GIVEN EXERCISE
Skipping all pictures, set down the lines of the listing from the first through the one with "plt.rcParams['axes.formatter.use_mathtext'] = True".

* start MATERIAL *

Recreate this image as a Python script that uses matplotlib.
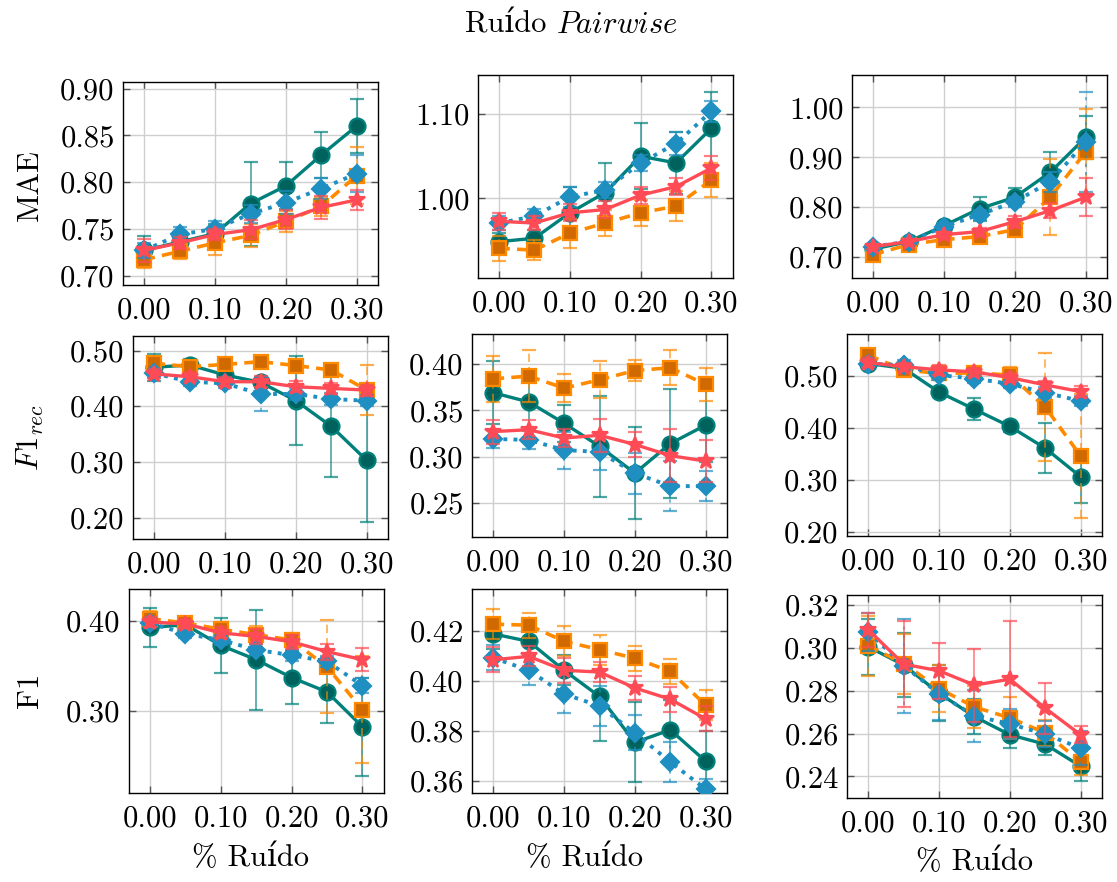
import numpy as np
import matplotlib
matplotlib.use('Agg')
from matplotlib import pyplot as plt
from matplotlib.ticker import FormatStrFormatter

plt.rcParams['font.family'] = ['cmr10', 'DejaVu Serif']
plt.rcParams['mathtext.fontset'] = 'cm'
plt.rcParams['axes.unicode_minus'] = False
plt.rcParams['axes.formatter.use_mathtext'] = True

noise = [0.00, 0.05, 0.10, 0.15, 0.20, 0.25, 0.30]

# every panel holds four series in this order: teal, orange, blue, red
mae_1 = [[0.727, 0.736, 0.745, 0.777, 0.796, 0.829, 0.860],
         [0.717, 0.726, 0.735, 0.743, 0.758, 0.774, 0.807],
         [0.727, 0.744, 0.750, 0.766, 0.778, 0.793, 0.809],
         [0.727, 0.735, 0.744, 0.749, 0.760, 0.773, 0.781]]
mae_1_err = [[0.015, 0.008, 0.010, 0.045, 0.025, 0.025, 0.029],
             [0.009, 0.008, 0.013, 0.012, 0.011, 0.010, 0.030],
             [0.008, 0.008, 0.008, 0.010, 0.012, 0.011, 0.020],
             [0.012, 0.006, 0.006, 0.010, 0.010, 0.012, 0.011]]

mae_2 = [[0.949, 0.953, 0.983, 1.007, 1.050, 1.042, 1.083],
         [0.941, 0.939, 0.959, 0.971, 0.983, 0.991, 1.022],
         [0.971, 0.979, 1.002, 1.010, 1.042, 1.065, 1.103],
         [0.973, 0.971, 0.983, 0.987, 1.004, 1.014, 1.036]]
mae_2_err = [[0.010, 0.010, 0.030, 0.035, 0.039, 0.037, 0.043],
             [0.015, 0.012, 0.017, 0.015, 0.015, 0.018, 0.020],
             [0.008, 0.008, 0.012, 0.010, 0.010, 0.014, 0.012],
             [0.010, 0.008, 0.010, 0.010, 0.010, 0.010, 0.014]]

mae_3 = [[0.716, 0.731, 0.763, 0.797, 0.820, 0.870, 0.940],
         [0.705, 0.725, 0.735, 0.741, 0.755, 0.820, 0.911],
         [0.721, 0.731, 0.761, 0.785, 0.811, 0.851, 0.931],
         [0.721, 0.731, 0.745, 0.751, 0.771, 0.793, 0.820]]
mae_3_err = [[0.006, 0.008, 0.008, 0.024, 0.018, 0.040, 0.043],
             [0.006, 0.008, 0.008, 0.008, 0.010, 0.076, 0.085],
             [0.006, 0.006, 0.008, 0.010, 0.010, 0.020, 0.100],
             [0.005, 0.006, 0.006, 0.008, 0.012, 0.015, 0.038]]

f1rec_1 = [[0.470, 0.474, 0.456, 0.443, 0.410, 0.364, 0.303],
           [0.477, 0.471, 0.475, 0.480, 0.473, 0.465, 0.429],
           [0.459, 0.444, 0.441, 0.422, 0.422, 0.413, 0.410],
           [0.458, 0.453, 0.444, 0.444, 0.435, 0.432, 0.429]]
f1rec_1_err = [[0.024, 0.010, 0.010, 0.010, 0.080, 0.090, 0.111],
               [0.010, 0.010, 0.010, 0.008, 0.010, 0.010, 0.045],
               [0.008, 0.008, 0.008, 0.030, 0.010, 0.010, 0.010],
               [0.008, 0.008, 0.008, 0.010, 0.010, 0.010, 0.010]]

f1rec_2 = [[0.369, 0.359, 0.336, 0.311, 0.282, 0.314, 0.334],
           [0.384, 0.387, 0.374, 0.383, 0.393, 0.396, 0.378],
           [0.319, 0.318, 0.307, 0.305, 0.282, 0.268, 0.268],
           [0.327, 0.329, 0.320, 0.323, 0.313, 0.301, 0.295]]
f1rec_2_err = [[0.034, 0.030, 0.020, 0.055, 0.050, 0.059, 0.040],
               [0.025, 0.028, 0.015, 0.020, 0.011, 0.019, 0.018],
               [0.010, 0.010, 0.020, 0.020, 0.022, 0.027, 0.016],
               [0.013, 0.010, 0.010, 0.018, 0.013, 0.029, 0.023]]

f1rec_3 = [[0.524, 0.515, 0.469, 0.436, 0.403, 0.361, 0.306],
           [0.540, 0.512, 0.505, 0.506, 0.502, 0.440, 0.346],
           [0.524, 0.521, 0.502, 0.495, 0.485, 0.468, 0.452],
           [0.526, 0.518, 0.512, 0.508, 0.497, 0.483, 0.470]]
f1rec_3_err = [[0.010, 0.010, 0.010, 0.021, 0.010, 0.048, 0.050],
               [0.008, 0.010, 0.010, 0.010, 0.015, 0.104, 0.120],
               [0.010, 0.010, 0.010, 0.008, 0.008, 0.010, 0.010],
               [0.008, 0.008, 0.010, 0.008, 0.008, 0.008, 0.010]]

f1_1 = [[0.393, 0.396, 0.373, 0.357, 0.337, 0.321, 0.282],
        [0.403, 0.398, 0.391, 0.385, 0.379, 0.349, 0.301],
        [0.398, 0.386, 0.379, 0.368, 0.362, 0.355, 0.328],
        [0.399, 0.397, 0.387, 0.383, 0.377, 0.366, 0.357]]
f1_1_err = [[0.022, 0.008, 0.031, 0.056, 0.030, 0.035, 0.055],
            [0.008, 0.006, 0.008, 0.010, 0.008, 0.052, 0.060],
            [0.006, 0.005, 0.006, 0.006, 0.006, 0.006, 0.008],
            [0.006, 0.005, 0.006, 0.008, 0.008, 0.009, 0.013]]

f1_2 = [[0.4188, 0.4158, 0.4042, 0.3937, 0.3753, 0.3803, 0.3677],
        [0.4227, 0.4223, 0.4158, 0.4125, 0.4090, 0.4038, 0.3902],
        [0.4092, 0.4042, 0.3947, 0.3899, 0.3791, 0.3674, 0.3565],
        [0.4084, 0.4098, 0.4042, 0.4035, 0.3971, 0.3926, 0.3847]]
f1_2_err = [[0.006, 0.006, 0.006, 0.018, 0.016, 0.012, 0.012],
            [0.006, 0.005, 0.006, 0.006, 0.005, 0.005, 0.006],
            [0.005, 0.006, 0.0075, 0.008, 0.007, 0.008, 0.004],
            [0.005, 0.004, 0.005, 0.004, 0.005, 0.005, 0.005]]

f1_3 = [[0.3005, 0.2920, 0.2788, 0.2679, 0.2594, 0.2550, 0.2447],
        [0.3009, 0.2927, 0.2810, 0.2724, 0.2673, 0.2603, 0.2468],
        [0.3075, 0.2917, 0.2785, 0.2682, 0.2645, 0.2597, 0.2532],
        [0.3085, 0.2924, 0.2893, 0.2826, 0.2854, 0.2718, 0.2594]]
f1_3_err = [[0.013, 0.015, 0.013, 0.008, 0.006, 0.005, 0.007],
            [0.014, 0.014, 0.011, 0.010, 0.010, 0.006, 0.006],
            [0.009, 0.022, 0.012, 0.012, 0.007, 0.006, 0.008],
            [0.008, 0.020, 0.013, 0.017, 0.027, 0.012, 0.004]]

row_labels = ['MAE', r'$F1_{rec}$', 'F1']
x_label = '% Ruído'

styles = [
    dict(color='#00807a', face='#00625c', ls='-', bar_ls='-', marker='o', ms=11.5, lw=2.4),
    dict(color='#ff8a00', face='#d06a00', ls=(0, (3, 2)), bar_ls=(0, (5, 3)), marker='s', ms=10, lw=2.6),
    dict(color='#1f8fc2', face='#1f8fc2', ls=(0, (1, 1.6)), bar_ls=(0, (2, 3)), marker='D', ms=9, lw=2.8),
    dict(color='#ff4b55', face='#ff4b55', ls='-', bar_ls='-', marker='*', ms=12, lw=2.4),
]

# pixel layout: (x of 0.00, top, bottom), y limits, y ticks
panels = [
    (mae_1, mae_1_err, (144.3, 82, 285), (0.690, 0.907), [0.70, 0.75, 0.80, 0.85, 0.90]),
    (mae_2, mae_2_err, (499.0, 75, 278), (0.906, 1.146), [1.00, 1.10]),
    (mae_3, mae_3_err, (873.3, 75, 278), (0.658, 1.065), [0.70, 0.80, 0.90, 1.00]),
    (f1rec_1, f1rec_1_err, (154.3, 336, 539), (0.162, 0.526), [0.20, 0.30, 0.40, 0.50]),
    (f1rec_2, f1rec_2_err, (493.3, 334, 537), (0.213, 0.4325), [0.25, 0.30, 0.35, 0.40]),
    (f1rec_3, f1rec_3_err, (868.3, 334, 536), (0.192, 0.581), [0.20, 0.30, 0.40, 0.50]),
    (f1_1, f1_1_err, (150.0, 589, 793), (0.208, 0.436), [0.30, 0.40]),
    (f1_2, f1_2_err, (493.3, 589, 793), (0.355, 0.4368), [0.36, 0.38, 0.40, 0.42]),
    (f1_3, f1_3_err, (868.3, 595, 798), (0.2299, 0.3247), [0.24, 0.26, 0.28, 0.30, 0.32]),
]

W, H = 1117, 882
XLIM = (-0.03, 0.33)
PX_PER_UNIT = 708.0

fig = plt.figure(figsize=(W / 100, H / 100), dpi=100)

for means, errs, (x0, top, bottom), ylim, yticks in panels:
    left = x0 + XLIM[0] * PX_PER_UNIT
    width = (XLIM[1] - XLIM[0]) * PX_PER_UNIT
    ax = fig.add_axes([left / W, 1 - bottom / H, width / W, (bottom - top) / H])
    for k, (m, e) in enumerate(zip(means, errs)):
        st = styles[k]
        eb = ax.errorbar(noise, m, yerr=e, color=st['color'], ls=st['ls'], lw=st['lw'],
                         marker=st['marker'], ms=st['ms'], mfc=st['face'], mec=st['color'],
                         mew=1.6, ecolor=st['color'], elinewidth=1.2, capsize=5,
                         capthick=1.2, zorder=3 + k)
        eb.lines[2][0].set_linestyle(st['bar_ls'])
        eb.lines[2][0].set_alpha(0.7)
        for cap in eb.lines[1]:
            cap.set_alpha(0.7)
    ax.set_xlim(*XLIM)
    ax.set_ylim(*ylim)
    ax.set_xticks([0.0, 0.1, 0.2, 0.3])
    ax.set_yticks(yticks)
    ax.xaxis.set_major_formatter(FormatStrFormatter('%.2f'))
    ax.yaxis.set_major_formatter(FormatStrFormatter('%.2f'))
    ax.grid(True, color='#cfcfcf', lw=1.0)
    ax.set_axisbelow(True)
    ax.tick_params(direction='in', length=5, width=1, color='#555555',
                   top=True, right=True, labelsize=22)
    ax.tick_params(axis='x', pad=9)
    ax.tick_params(axis='y', pad=6)
    for sp in ax.spines.values():
        sp.set_linewidth(1.0)

# title: plain word plus an italic word
fig.text(546 / W, 1 - 25 / H, 'Ruído', ha='right', va='center', fontsize=22)
fig.text(556 / W, 1 - 25 / H, r'$\mathit{Pairwise}$', ha='left', va='center', fontsize=22)

for label, y in zip(row_labels, [185, 437, 690]):
    fig.text(30 / W, 1 - y / H, label, rotation=90, ha='center', va='center', fontsize=22)

for x, y in [(250, 858), (585, 858), (975, 862)]:
    fig.text(x / W, 1 - y / H, x_label, ha='center', va='center', fontsize=22)

fig.savefig('out.png', dpi=100)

* end MATERIAL *

RESULT BELOW
Recreate this image as a Python script that uses matplotlib.
import numpy as np
import matplotlib
matplotlib.use('Agg')
from matplotlib import pyplot as plt
from matplotlib.ticker import FormatStrFormatter

plt.rcParams['font.family'] = ['cmr10', 'DejaVu Serif']
plt.rcParams['mathtext.fontset'] = 'cm'
plt.rcParams['axes.unicode_minus'] = False
plt.rcParams['axes.formatter.use_mathtext'] = True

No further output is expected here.